И Матенька забинтовывает быстро и ловко.
И откуда силы брались у этой славной седенькой старушки?!
Ворчлива Матенька была ужасно, но и ворчанье ее было добродушное, безвредное: сейчас побранит, сейчас же прояснится улыбкой.
– Матенька, – увивается около нее какая-нибудь больная, – поджарьте булочку, родная.
– Ну вот что выдумала, шалунья, чтобы от Марьи Антоновны попало! Не выдумывайте лучше!
А через полчаса, смотришь, на лазаретном ночном столике, подле кружки с чаем, лежит аппетитно подрумяненная в горячей золе булочка. Придется серьезно заболеть институтке, Матенька ночи напролет просиживает у постели больной, дни не отходит от нее, а случится несчастье, смерть, она и глаза закроет, и обмоет, и псалтырь почитает над усопшей.
Такова была обстановка лазарета, мало, впрочем, меня интересовавшая.
M-lle Арно дорогой старалась проникнуть в мою душу и узнать, почему я наказана, но я упорно молчала. Настаивать же она не решалась, так как мои пышущие от жара щеки и неестественно блестящие глаза пугали ее.
– Что с девочкой? – спросила Вера Васильевна, когда мы пришли в перевязочную.
И, не теряя ни минуты, она усадила меня на диван и поставила градусник для измерения температуры.
– M-lle Арно, оставьте ее у нас, видите, какая горячая, – посоветовала фельдшерица.

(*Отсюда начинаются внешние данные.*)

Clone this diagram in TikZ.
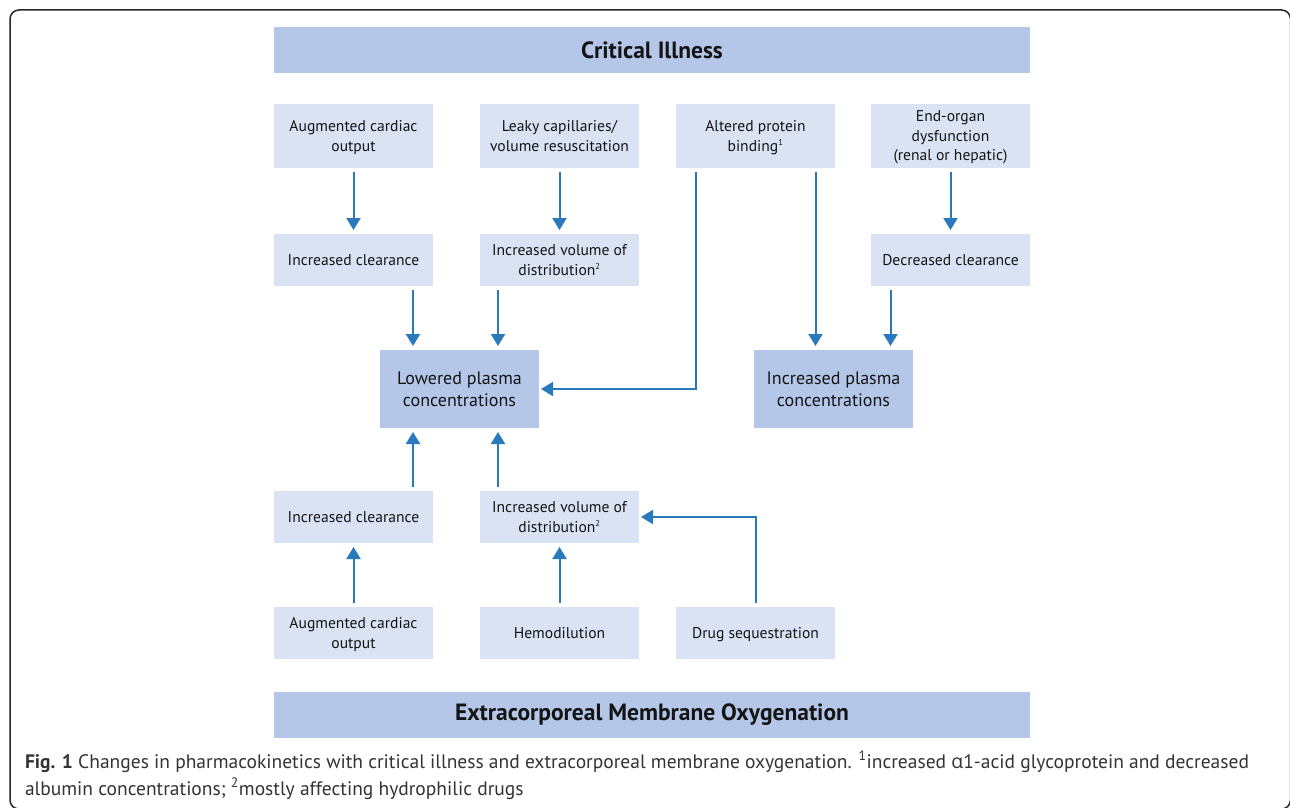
\documentclass[tikz,border=0pt]{standalone}
\usepackage{fontspec}
\setmainfont{PT Sans}
\newfontfamily\grk{Open Sans}
\usepackage{xcolor}
\usepackage{tikz}
\usetikzlibrary{arrows.meta,positioning}
\definecolor{boxlight}{HTML}{DAE3F4}
\definecolor{boxdark}{HTML}{B4C7E9}
\definecolor{arrblue}{HTML}{2A79BD}
\definecolor{captxt}{HTML}{333333}
\newcommand{\bx}{\fontsize{15.6}{19.5}\selectfont}
\newcommand{\cx}{\fontsize{18}{22}\selectfont}
\newcommand{\hx}{\fontsize{23.5}{26}\selectfont\bfseries}
\newcommand{\capx}{\fontsize{19.5}{27}\selectfont}
\newcommand{\sups}[1]{\textsuperscript{\fontsize{8.5}{8.5}\selectfont #1}}

\begin{document}
\begin{tikzpicture}[x=1pt, y=-1pt, every node/.style={inner sep=0pt, outer sep=0pt, text=black!92},
  box/.style={fill=boxlight, minimum width=159pt, minimum height=52pt, align=center, font=\bx, text depth=0.5pt},
  tall/.style={box, minimum height=64pt},
  conc/.style={fill=boxdark, minimum width=159pt, minimum height=78pt, align=center, font=\cx},
  hdr/.style={fill=boxdark, minimum width=756pt, minimum height=46pt, font=\hx},
  arr/.style={draw=arrblue, line width=2pt, -{Triangle[width=14pt,length=12pt]}, shorten <=4pt, shorten >=4pt}]
\useasboundingbox (0,0) rectangle (1290,808);
% ---- outer frame
\draw[black!85, line width=1.5pt, rounded corners=9pt] (10,10) rectangle (1290.5,809);
% ================= critical illness
\node[hdr] (ci) at (652,50) {Critical Illness};
\node[tall] (aco) at (353.5,136) {Augmented cardiac\\output};
\node[tall] (leak) at (559.5,136) {Leaky capillaries/\\volume resuscitation};
\node[tall] (prot) at (755.5,136) {Altered protein\\binding\sups{1}};
\node[tall] (organ) at (950.5,136) {End-organ\\dysfunction\\(renal or hepatic)};
\node[box] (icl) at (353.5,260) {Increased clearance};
\node[box] (ivd) at (559.5,260) {Increased volume of\\distribution\sups{2}};
\node[box] (dcl) at (950.5,260) {Decreased clearance};
% ================= plasma concentrations
\node[conc] (low) at (459.5,389) {Lowered plasma\\concentrations};
\node[conc] (incr) at (833.5,389) {Increased plasma\\concentrations};
% ================= ECMO
\node[box] (eicl) at (353.5,517) {Increased clearance};
\node[box] (eivd) at (559.5,517) {Increased volume of\\distribution\sups{2}};
\node[box] (eaco) at (353.5,633) {Augmented cardiac\\output};
\node[box] (hemo) at (559.5,633) {Hemodilution};
\node[box] (seq) at (755.5,633) {Drug sequestration};
\node[hdr] (ecmo) at (652,715) {Extracorporeal Membrane Oxygenation};
% ---- arrows, top half
\draw[arr] (aco) -- (icl);
\draw[arr] (leak) -- (ivd);
\draw[arr] (organ) -- (dcl);
\draw[arr] ([xshift=-20pt]icl.south east) -- ([xshift=-20pt]icl.south east |- low.north);
\draw[arr] ([xshift=18pt]ivd.south west) -- ([xshift=18pt]ivd.south west |- low.north);
\draw[arr, shorten >=2pt] ([xshift=19.5pt]prot.south west) |- (low.east);
\draw[arr] ([xshift=-19.5pt]prot.south east) -- ([xshift=-19.5pt]prot.south east |- incr.north);
\draw[arr] ([xshift=19.5pt]dcl.south west) -- ([xshift=19.5pt]dcl.south west |- incr.north);
% ---- arrows, bottom half
\draw[arr] ([xshift=-20pt]eicl.north east) -- ([xshift=-20pt]eicl.north east |- low.south);
\draw[arr] ([xshift=18pt]eivd.north west) -- ([xshift=18pt]eivd.north west |- low.south);
\draw[arr] (eaco) -- (eicl);
\draw[arr] (hemo) -- (eivd);
\draw[arr, shorten >=2pt] (seq.north) |- (eivd.east);
% ---- caption
\node[anchor=base west, align=left, font=\capx, text=captxt] (cap) at (25,795)
  {\textbf{Fig. 1} Changes in pharmacokinetics with critical illness and extracorporeal membrane oxygenation. \textsuperscript{1}increased {\grk α}1-acid glycoprotein and decreased\\
   albumin concentrations; \textsuperscript{2}mostly affecting hydrophilic drugs};
\end{tikzpicture}
\end{document}
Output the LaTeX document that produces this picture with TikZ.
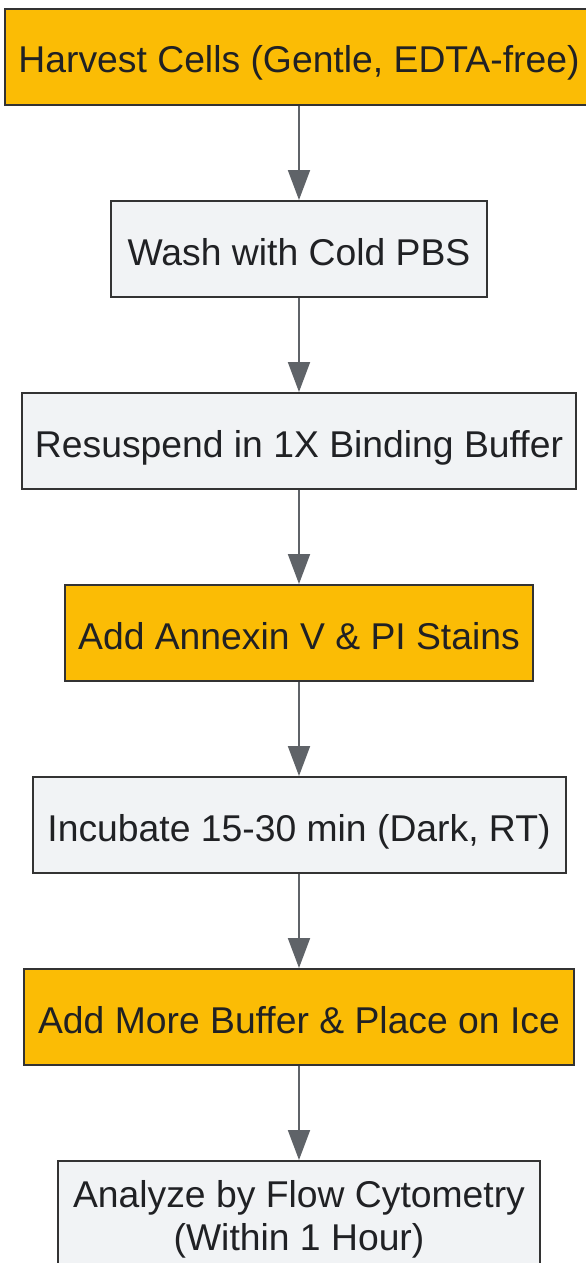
\documentclass[tikz,border=0pt]{standalone}
\usepackage{fontspec}
\setmainfont{Liberation Sans}
\usetikzlibrary{arrows.meta}
\definecolor{orangefill}{HTML}{FBBC05}
\definecolor{greyfill}{HTML}{F1F3F5}
\definecolor{boxborder}{HTML}{333333}
\definecolor{arrowcol}{HTML}{5F6368}
\definecolor{textcol}{HTML}{202124}
\tikzset{
  stepbox/.style={draw=boxborder, line width=2pt, rectangle, inner sep=0pt,
    minimum height=96pt, text=textcol, align=center,
    text height=32pt, text depth=0pt,
    font=\fontsize{37.3}{43}\selectfont},
  orangebox/.style={stepbox, fill=orangefill},
  greybox/.style={stepbox, fill=greyfill},
  flow/.style={draw=arrowcol, line width=2pt, -{Triangle[width=22pt,length=30pt]}}
}
\begin{document}
\begin{tikzpicture}[x=1pt,y=-1pt]
\useasboundingbox (0,0) rectangle (586,1263);
\clip (0,0) rectangle (586,1263);
\node[orangebox, minimum width=588pt] (n1) at (299,57) {Harvest Cells (Gentle, EDTA-free)};
\node[greybox, minimum width=376pt] (n2) at (299,249) {Wash with Cold PBS};
\node[greybox, minimum width=554pt] (n3) at (299,441) {Resuspend in 1X Binding Buffer};
\node[orangebox, minimum width=468pt] (n4) at (299,633) {Add Annexin V \& PI Stains};
\node[greybox, minimum width=533pt] (n5) at (299,825) {Incubate 15-30 min (Dark, RT)};
\node[orangebox, minimum width=550pt] (n6) at (299,1017) {Add More Buffer \& Place on Ice};
\node[greybox, minimum width=482pt, minimum height=138pt, text height=72pt, text depth=32pt] (n7) at (299,1230) {Analyze by Flow Cytometry\\(Within 1 Hour)};
\draw[flow] (n1.south) -- (n2.north);
\draw[flow] (n2.south) -- (n3.north);
\draw[flow] (n3.south) -- (n4.north);
\draw[flow] (n4.south) -- (n5.north);
\draw[flow] (n5.south) -- (n6.north);
\draw[flow] (n6.south) -- (n7.north);
\end{tikzpicture}
\end{document}
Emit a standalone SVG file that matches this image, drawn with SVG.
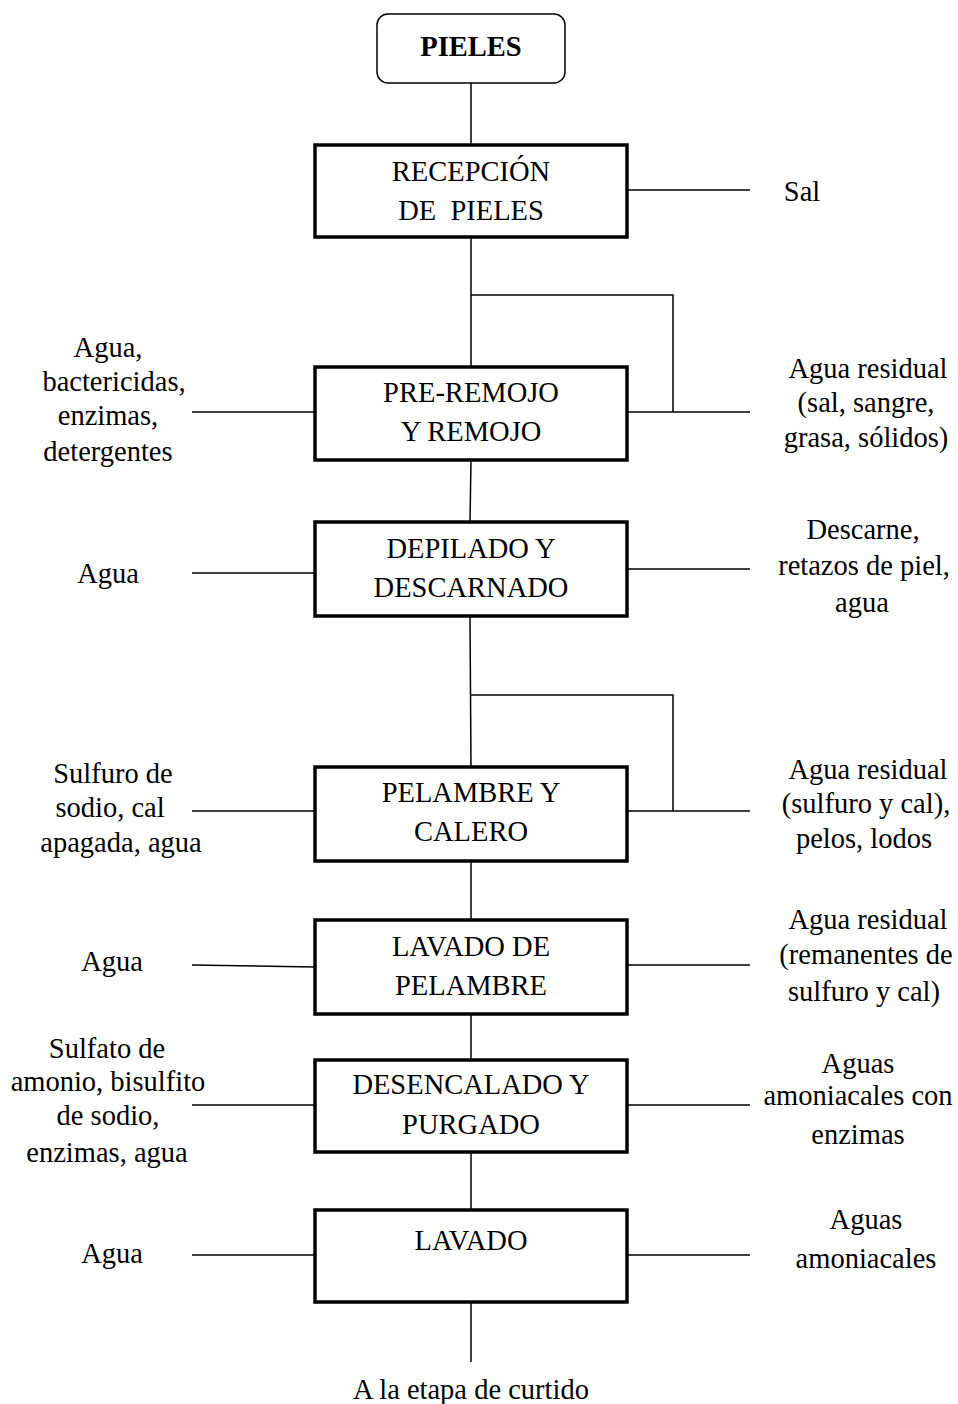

– Ведите себя хорошенько! – холодно бросила мне классная дама и поспешила выйти из перевязочной.
– Вы простудились, да? – допрашивала меня добрая девушка.
– Да… нет… да… право не знаю! – путалась я.
Действительно, может быть, я простудилась как-нибудь. Я не сознавала, что последние неприятности разрыва с Ниной могли так подействовать на меня.
– У вас повышенная температура, – озабоченно покачала головой Пышка.
– Матенька! – крикнула она, – прикажите постлать постель в средней палате и приготовьте липки.
Поспела постель, поспела и липка. Меня раздели и уложили. Голова моя и тело горели. Обрывки мыслей носились в усталом мозгу.
Точно тяжелый камень надавил сердце.